The model evidence (\(\log p(\mathcal{D})\)) is a constant, so in order to find the variational distribution parameters (\(\hat{\theta}\)) which minimize the divergence between the variational and true posteriors, we can just minimize the right-hand side of the equation, ignoring the model evidence:

\[\hat{\theta} = \operatorname*{arg\,min}_\theta \text{KL} (~q(\beta|\theta)~||~p(\beta)~) - \mathbb{E}_{q(\beta|\theta)} [~\log p(\mathcal{D}|\beta)~]\]

These two terms are known as the “variational free energy”, or the (negative) “evidence lower bound” (ELBO).

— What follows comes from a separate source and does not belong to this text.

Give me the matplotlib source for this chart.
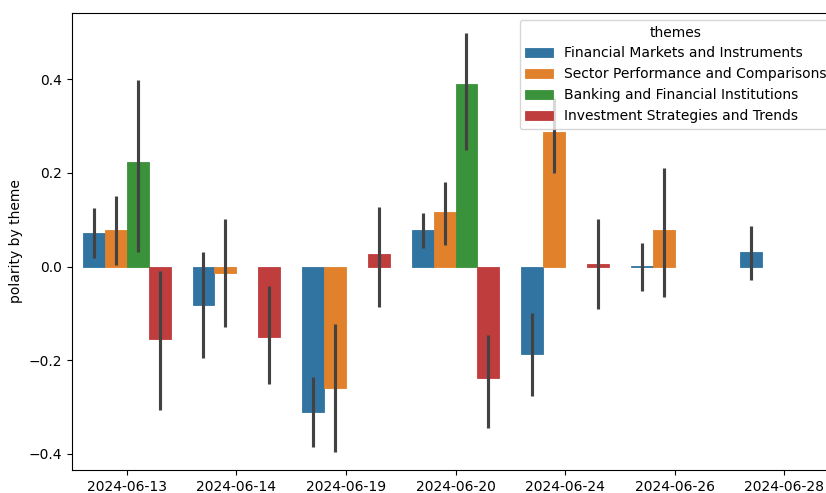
import numpy as np
import matplotlib
matplotlib.use("Agg")
import matplotlib.pyplot as plt

dates = ["2024-06-13", "2024-06-14", "2024-06-19", "2024-06-20",
         "2024-06-24", "2024-06-26", "2024-06-28"]
themes = ["Financial Markets and Instruments",
          "Sector Performance and Comparisons",
          "Banking and Financial Institutions",
          "Investment Strategies and Trends"]
nan = np.nan

# mean polarity per date for each theme
financial_markets = [0.072, -0.082, -0.311, 0.079, -0.186, 0.002, 0.032]
sector_performance = [0.079, -0.014, -0.259, 0.117, 0.288, 0.079, nan]
banking = [0.223, nan, nan, 0.390, nan, nan, nan]
investment = [-0.156, -0.150, 0.026, -0.238, 0.006, nan, nan]

# confidence interval bounds (low, high)
financial_markets_ci_low = [0.018, -0.196, -0.385, 0.039, -0.276, -0.052, -0.029]
financial_markets_ci_high = [0.125, 0.030, -0.236, 0.114, -0.100, 0.051, 0.087]
sector_performance_ci_low = [0.003, -0.129, -0.396, 0.046, 0.201, -0.065, nan]
sector_performance_ci_high = [0.150, 0.102, -0.122, 0.181, 0.360, 0.210, nan]
banking_ci_low = [0.030, nan, nan, 0.249, nan, nan, nan]
banking_ci_high = [0.399, nan, nan, 0.500, nan, nan, nan]
investment_ci_low = [-0.307, -0.251, -0.086, -0.346, -0.091, nan, nan]
investment_ci_high = [-0.010, -0.042, 0.127, -0.147, 0.102, nan, nan]

series = [financial_markets, sector_performance, banking, investment]
ci_low = [financial_markets_ci_low, sector_performance_ci_low,
          banking_ci_low, investment_ci_low]
ci_high = [financial_markets_ci_high, sector_performance_ci_high,
           banking_ci_high, investment_ci_high]
colors = ["#3274a1", "#e1812c", "#3a923a", "#c03d3e"]

W, H = 826, 493
fig = plt.figure(figsize=(W / 100, H / 100), dpi=100)
ax = fig.add_axes([72 / W, (H - 470) / H, (839 - 72) / W, (470 - 13) / H])

x = np.arange(len(dates))
n = len(themes)
width = 0.8 / n
for i, (vals, lo, hi, c, name) in enumerate(zip(series, ci_low, ci_high, colors, themes)):
    pos = x - 0.4 + width * (i + 0.5)
    vals = np.array(vals, dtype=float)
    mask = ~np.isnan(vals)
    ax.bar(pos[mask], vals[mask], width=width, color=c, label=name,
           edgecolor=c, linewidth=0.6)
    lo = np.array(lo, dtype=float)
    hi = np.array(hi, dtype=float)
    m2 = ~np.isnan(lo)
    ax.vlines(pos[m2], lo[m2], hi[m2], color="#424242", linewidth=2.25, zorder=3)

ax.set_xticks(x)
ax.set_xticklabels(dates)
ax.set_xlim(-0.5, len(dates) - 0.5)
ax.set_ylim(-0.435, 0.542)
ax.set_yticks([-0.4, -0.2, 0.0, 0.2, 0.4])
ax.set_ylabel("polarity by theme")
ax.legend(title="themes", loc="upper right")

fig.savefig("out.png", dpi=100)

During optimization, we can analytically compute the divergence between the priors and the variational posteriors ( \(\text{KL} (~q(\beta|\theta)~||~p(\beta)~)\)), assuming this is possible given the types of distributions we used for the prior and posterior (e.g. Normal distributions). We can estimate the expected log likelihood (\(\mathbb{E}_{q(\beta|\theta)} [~\log p(\mathcal{D}|\beta)~]\)) by sampling parameter values from the variational distribution each minibatch, and then computing the average log likelihood for those samples. That is, we estimate it via Monte Carlo.

When creating a loss function to maximize the ELBO, we need to be careful about batching. The above minimization equation assumes all samples are being used, but when using stochastic gradient descent, we have only a subset of the samples at any given time (i.e. the minibatch). So, we need to ensure the contribution of the log likelihood and the KL divergence are scaled similarly. Since we’re using a Monte Carlo estimation of the expected log likelihood anyway, with batching we can still just take the mean log likelihood of our samples as the contribution of the log likelihood term. However, the divergence term should be applied once per pass through the data, so we need to normalize it by the total number of datapoints, not by the number of datapoints in the batch. With TensorFlow, this looks like:

# kl_loss = sum of prior-posterior divergences
# log_likelihood = mean log likelihood of samples in batch
# N = number of samples in the entire dataset
elbo_loss = kl_loss/N - log_likelihood

References

Alex Graves. Practical Variational Inference for Neural Networks. In Advances in Neural Information Processing Systems, pages 2348–2356, 2011.

Matthew D. Hoffman, David M. Blei, Chong Wang, and John Paisley. Stochastic Variational Inference. Journal of Machine Learning Research 14:1303−1347, 2013.

Charles Blundell, Julien Cornebise, Koray Kavukcuoglu, and Daan Wierstra. Weight uncertainty in neural networks. arXiv preprint, 2015.